When Bob’s therapists asked for 10 reps, he’d give them 11

While setting a meaningful goal is critical to any rehab journey, so is the willingness to do the work. 

When Bob’s care team explained that he’d realize the greatest improvements within the first three months of his injury, he was motivated to give it everything he had.

If his therapists asked for 10 reps, he’d give them 11. And the Digi-Flex machine, which challenged him the most, offered the greatest reward, once he made it his constant companion.

“I’d spend hours and hours in my room with that thing, and I really hated it,” he laughs.

“But I wanted to play guitar so badly, I’d do whatever it took.”

Looking ahead, Bob hopes to volunteer one day, as a peer supporter to patients who first arrive at Lyndhurst Centre.

“I want to hold their hand, give them hope, and tell them: ‘It’s your therapists’ job to help you get better, but you can’t just sit there, hoping you’re going to heal. You have to do the work.'” 

Therapeutic Recreation puts the ‘fun’ in regaining function

Bob Kowalski may have been surprised to find a music appreciation group on Lyndhurst’s activity schedule, but therapeutic recreation programming and interventions plays an important role in promoting leisure independence in individuals with spinal cord injuries.

“Our goal is to help patients rediscover and develop new leisure pursuits, while providing an opportunity for self expression,” says Marc-Andre Gionet, a wellness partner at Lyndhurst Centre, who co-creates a monthly activity schedule with recreation therapist Charlene Alton, based on current patient needs,  interests and therapeutic recreation best practice.

From manipulating bingo dabbers and paint brushes, to throwing bocce balls and horseshoes, most of the therapeutic recreation groups allow patients to practice and develop fine-motor function.

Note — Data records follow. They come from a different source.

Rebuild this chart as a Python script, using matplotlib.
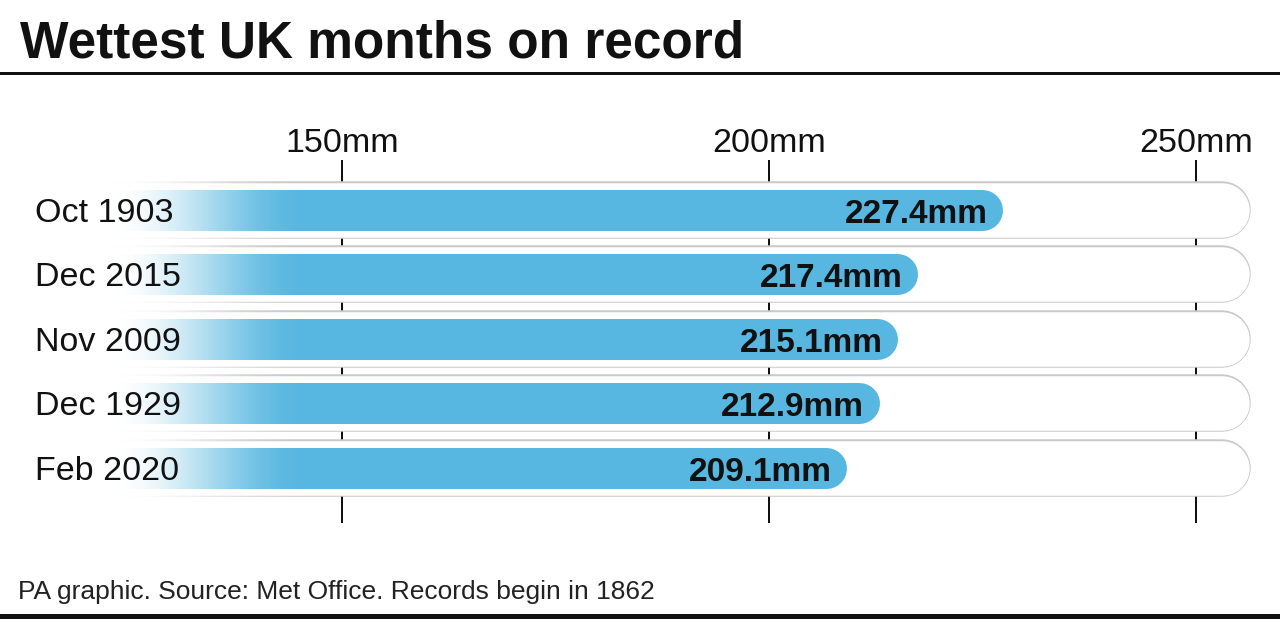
import numpy as np
import matplotlib
matplotlib.use("Agg")
import matplotlib.pyplot as plt
from matplotlib.transforms import offset_copy, blended_transform_factory

# ---- data ----
months = ["Oct 1903", "Dec 2015", "Nov 2009", "Dec 1929", "Feb 2020"]
rainfall_mm = [227.4, 217.4, 215.1, 212.9, 209.1]
tick_values = [150, 200, 250]
tick_labels = ["150mm", "200mm", "250mm"]
title = "Wettest UK months on record"
footer = "PA graphic. Source: Met Office. Records begin in 1862"

# ---- layout constants (pixels) ----
W, H = 1280, 629
PX_PER_MM = 8.54
X150 = 342
ROW0 = 210
PITCH = 64.5
TRACK_END_MM = 256.3
BLUE = "#58b7e0"
GREY = "#c9c9c9"
FONT = "Liberation Sans"

plt.rcParams['font.family'] = [FONT, 'DejaVu Sans']

fig = plt.figure(figsize=(W / 100, H / 100), dpi=100)
ax = fig.add_axes([0, 0, 1, 1])
ax.axis('off')

def rows(py):
    return (py - ROW0) / PITCH

def mm_at(px):
    return 150 + (px - X150) / PX_PER_MM

xlim = (mm_at(0), mm_at(W))
ylim = (rows(H), rows(0))

def pt(px):
    return px * 72 / 100

y_idx = np.arange(len(months))
x_left = xlim[0] - 5

# tick lines (behind tracks)
ax.vlines(tick_values, rows(160), rows(523), color="#111111", lw=pt(2), zorder=1)

# background tracks (outlined pills with round caps)
track_tr = offset_copy(ax.transData, fig=fig, x=-28, y=0, units='dots')
for i in y_idx:
    ax.plot([x_left, TRACK_END_MM], [i, i], color=GREY, lw=pt(57.5),
            solid_capstyle='round', transform=track_tr, zorder=2)
    ax.plot([x_left, TRACK_END_MM], [i, i], color="white", lw=pt(54.5),
            solid_capstyle='round', transform=track_tr, zorder=3)

# blue bars (round right end)
bar_tr = offset_copy(ax.transData, fig=fig, x=-20.5, y=0, units='dots')
for i, v in zip(y_idx, rainfall_mm):
    ax.plot([x_left, v], [i, i], color=BLUE, lw=pt(41),
            solid_capstyle='round', transform=bar_tr, zorder=4)

# left fade overlay
n = 400
px = np.linspace(0, 305, n)
t = np.clip((px - 115) / (305 - 115), 0, 1)
alpha = 1 - (t * t * (3 - 2 * t))
img = np.ones((1, n, 4))
img[0, :, 3] = alpha
ax.imshow(img, extent=(mm_at(0), mm_at(305), rows(520), rows(170)),
          aspect='auto', interpolation='bilinear', zorder=5)

ax.set_xlim(*xlim)
ax.set_ylim(*ylim)

# value labels
val_tr = offset_copy(ax.transData, fig=fig, x=-15, y=-13, units='dots')
for i, v in zip(y_idx, rainfall_mm):
    ax.text(v, i, f"{v:.1f}mm", ha='right', va='baseline', fontsize=24,
            fontweight='bold', color="#111111", transform=val_tr, zorder=6)

# category labels
cat_tr = offset_copy(blended_transform_factory(fig.transFigure, ax.transData),
                     fig=fig, x=0, y=-12, units='dots')
for i, m in zip(y_idx, months):
    ax.text(35 / W, i, m, ha='left', va='baseline', fontsize=24.5,
            color="#111111", transform=cat_tr, zorder=6)

# tick labels
for tv, tl in zip(tick_values, tick_labels):
    ax.text(tv, rows(152), tl, ha='center', va='baseline', fontsize=24.5,
            color="#111111", zorder=6)

# rules
ax.axhline(rows(73), color="#111111", lw=pt(3), zorder=6)
ax.axhline(rows(615.5), color="#111111", lw=pt(5), zorder=6)

# title and footer
fig.text(20 / W, 1 - 58 / H, title, ha='left', va='baseline', fontsize=37,
         fontweight='bold', color="#111111")
fig.text(18 / W, 1 - 599 / H, footer, ha='left', va='baseline', fontsize=19,
         color="#222222")

fig.savefig("out.png", dpi=100)
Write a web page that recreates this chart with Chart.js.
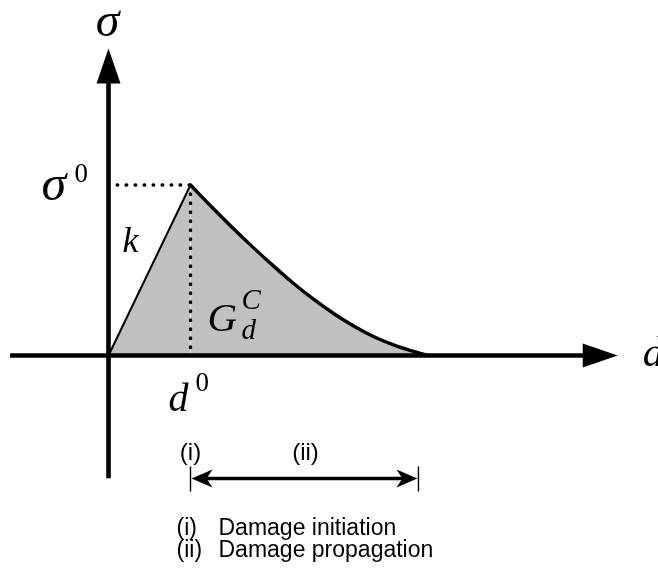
<!DOCTYPE html>
<html>
<head>
<meta charset="utf-8">
<style>
  html, body { margin: 0; padding: 0; background: #ffffff; overflow: hidden; }
  #wrap { width: 658px; height: 569px; position: relative; }
</style>
<script src="https://cdn.jsdelivr.net/npm/chart.js@4.4.1/dist/chart.umd.min.js"></script>
</head>
<body>
<div id="wrap"><canvas id="c" width="658" height="569"></canvas></div>
<script>
// Traction–separation law of a cohesive interface:
// linear elastic loading up to the peak (d0, sigma0), then softening to full separation.
const loadingD   = [0, 1];
const loadingS   = [0, 1];
const softeningD = [1.0, 1.25, 1.5, 1.75, 2.0, 2.25, 2.5, 2.75, 3.0, 3.25, 3.5, 3.75, 3.9];
const softeningS = [1.0, 0.875, 0.755, 0.64, 0.53, 0.425, 0.33, 0.245, 0.17, 0.107, 0.058, 0.02, 0];
const peakD = 1;
const peakS = 1;
const guideStartD = 0.105;                 // horizontal guide from the sigma axis to the peak
const stageSpan   = [1, 3.78];             // damage initiation -> end of propagation
const stageMarks  = ['(i)', '(ii)'];
const legendKeys  = ['(i)', '(ii)'];
const legendTexts = ['Damage initiation', 'Damage propagation'];
// Drawn extent of the two axes (data units)
const dAxisRange     = [-1.2, 6.21];
const sigmaAxisRange = [-0.72, 1.80];

const toXY = (xs, ys) => xs.map((x, i) => ({ x: x, y: ys[i] }));

const FILL  = '#c0c0c0';
const INK   = '#000000';
const SERIF = '"Liberation Serif", "Times New Roman", serif';
const SANS  = '"Liberation Sans", Arial, sans-serif';

function txt(ctx, s, x, y, font, align) {
  ctx.font = font;
  ctx.textAlign = align || 'left';
  ctx.textBaseline = 'alphabetic';
  ctx.fillStyle = INK;
  ctx.fillText(s, x, y);
}

function solidHead(ctx, tipX, tipY, dirX, dirY, len, half) {
  const nx = -dirY, ny = dirX;
  const bx = tipX - dirX * len, by = tipY - dirY * len;
  ctx.beginPath();
  ctx.moveTo(tipX, tipY);
  ctx.lineTo(bx + nx * half, by + ny * half);
  ctx.lineTo(bx - nx * half, by - ny * half);
  ctx.closePath();
  ctx.fill();
}

function barbHead(ctx, tipX, tipY, dirX, len, half, notch) {
  const bx = tipX - dirX * len;
  ctx.beginPath();
  ctx.moveTo(tipX, tipY);
  ctx.lineTo(bx, tipY - half);
  ctx.lineTo(tipX - dirX * (len - notch), tipY);
  ctx.lineTo(bx, tipY + half);
  ctx.closePath();
  ctx.fill();
}

const diagramPlugin = {
  id: 'diagram',
  afterDatasetsDraw(chart) {
    const ctx = chart.ctx;
    const xs = chart.scales.x, ys = chart.scales.y;
    const X0 = xs.getPixelForValue(0), Y0 = ys.getPixelForValue(0);
    const PX = xs.getPixelForValue(peakD), PY = ys.getPixelForValue(peakS);

    ctx.save();
    ctx.fillStyle = INK;
    ctx.strokeStyle = INK;

    // d axis
    const dL = xs.getPixelForValue(dAxisRange[0]);
    const dR = xs.getPixelForValue(dAxisRange[1]);
    ctx.lineWidth = 4.6;
    ctx.beginPath();
    ctx.moveTo(dL, Y0);
    ctx.lineTo(dR - 20, Y0);
    ctx.stroke();
    solidHead(ctx, dR, Y0, 1, 0, 35, 12);

    // sigma axis
    const sB = ys.getPixelForValue(sigmaAxisRange[0]);
    const sT = ys.getPixelForValue(sigmaAxisRange[1]);
    ctx.lineWidth = 4.6;
    ctx.beginPath();
    ctx.moveTo(X0, sB);
    ctx.lineTo(X0, sT + 20);
    ctx.stroke();
    solidHead(ctx, X0, sT, 0, -1, 35, 12);

    // axis titles
    txt(ctx, 'σ', X0 - 1, sT - 13, 'italic 48px ' + SERIF, 'center');
    txt(ctx, 'd', dR + 25, Y0 + 10, 'italic 42px ' + SERIF, 'left');

    // peak annotations
    txt(ctx, 'σ', X0 - 67, PY + 15, 'italic 50px ' + SERIF, 'left');
    txt(ctx, '0', X0 - 34, PY - 3, '27px ' + SERIF, 'left');
    txt(ctx, 'd', PX - 22, Y0 + 55, 'italic 40px ' + SERIF, 'left');
    txt(ctx, '0', PX + 5, Y0 + 35, '27px ' + SERIF, 'left');
    txt(ctx, 'k', X0 + 14, PY + 67, 'italic 36px ' + SERIF, 'left');

    // fracture energy
    txt(ctx, 'G', PX + 17, Y0 - 25, 'italic 41px ' + SERIF, 'left');
    txt(ctx, 'C', PX + 51, Y0 - 47, 'italic 29px ' + SERIF, 'left');
    txt(ctx, 'd', PX + 51, Y0 - 17, 'italic 29px ' + SERIF, 'left');

    // stage span arrow
    const aL = xs.getPixelForValue(stageSpan[0]);
    const aR = xs.getPixelForValue(stageSpan[1]);
    const aY = Y0 + 123;
    ctx.lineWidth = 1.4;
    ctx.beginPath();
    ctx.moveTo(aL, aY - 12); ctx.lineTo(aL, aY + 13);
    ctx.moveTo(aR, aY - 12); ctx.lineTo(aR, aY + 13);
    ctx.stroke();
    ctx.lineWidth = 3.6;
    ctx.beginPath();
    ctx.moveTo(aL + 8, aY);
    ctx.lineTo(aR - 8, aY);
    ctx.stroke();
    barbHead(ctx, aL + 1, aY, -1, 21, 9, 6);
    barbHead(ctx, aR - 1, aY, 1, 21, 9, 6);

    txt(ctx, stageMarks[0], aL, aY - 19, '24px ' + SANS, 'center');
    txt(ctx, stageMarks[1], (aL + aR) / 2 + 1, aY - 19, '24px ' + SANS, 'center');

    // key
    for (let i = 0; i < legendKeys.length; i++) {
      const by = aY + 56 + i * 22;
      txt(ctx, legendKeys[i], aL - 14, by, '23px ' + SANS, 'left');
      txt(ctx, legendTexts[i], aL + 28, by, '23px ' + SANS, 'left');
    }
    ctx.restore();
  }
};

const W = 658, H = 569;
const X_ORIGIN_PX = 108.5, X_UNIT_PX = 82;
const Y_ORIGIN_PX = 355.5, Y_UNIT_PX = 170.5;
const xMin = -X_ORIGIN_PX / X_UNIT_PX, xMax = xMin + W / X_UNIT_PX;
const yMax = Y_ORIGIN_PX / Y_UNIT_PX,  yMin = yMax - H / Y_UNIT_PX;

const dotted = {
  showLine: true,
  borderColor: INK,
  borderWidth: 3.4,
  borderDash: [0.6, 8.4],
  borderCapStyle: 'round',
  fill: false,
  pointRadius: 0,
  order: 0
};

new Chart(document.getElementById('c'), {
  type: 'scatter',
  data: {
    datasets: [
      {
        label: 'softening',
        data: toXY(softeningD, softeningS),
        showLine: true,
        cubicInterpolationMode: 'monotone',
        borderColor: INK,
        borderWidth: 3.4,
        backgroundColor: FILL,
        fill: 'origin',
        pointRadius: 0,
        order: 1
      },
      {
        label: 'loading',
        data: toXY(loadingD, loadingS),
        showLine: true,
        borderColor: INK,
        borderWidth: 2,
        backgroundColor: FILL,
        fill: 'origin',
        pointRadius: 0,
        order: 2
      },
      Object.assign({ label: 'peak guide (horizontal)',
        data: [{ x: guideStartD, y: peakS }, { x: peakD, y: peakS }] }, dotted),
      Object.assign({ label: 'peak guide (vertical)',
        data: [{ x: peakD, y: peakS }, { x: peakD, y: 0 }] }, dotted)
    ]
  },
  options: {
    responsive: false,
    devicePixelRatio: 1,
    animation: false,
    layout: { padding: 0, autoPadding: false },
    plugins: { legend: { display: false }, tooltip: { enabled: false }, title: { display: false } },
    scales: {
      x: { type: 'linear', min: xMin, max: xMax, display: false },
      y: { type: 'linear', min: yMin, max: yMax, display: false }
    }
  },
  plugins: [diagramPlugin]
});
</script>
</body>
</html>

Others, like music therapy are all about community and positivity, which help keep patients motivated throughout rehab.

“We like to say that patients are ‘secretly doing therapy,’ because they’re having so much fun, they don’t realize they’re working toward meeting their rehab goals,” says Marc-Andre.

Music appreciation is all about connections, and inviting patients to collectively experience positive emotions.

“This group has allowed patients to develop a sense of belonging and community, which can motivate them through their rehab journey,” he says.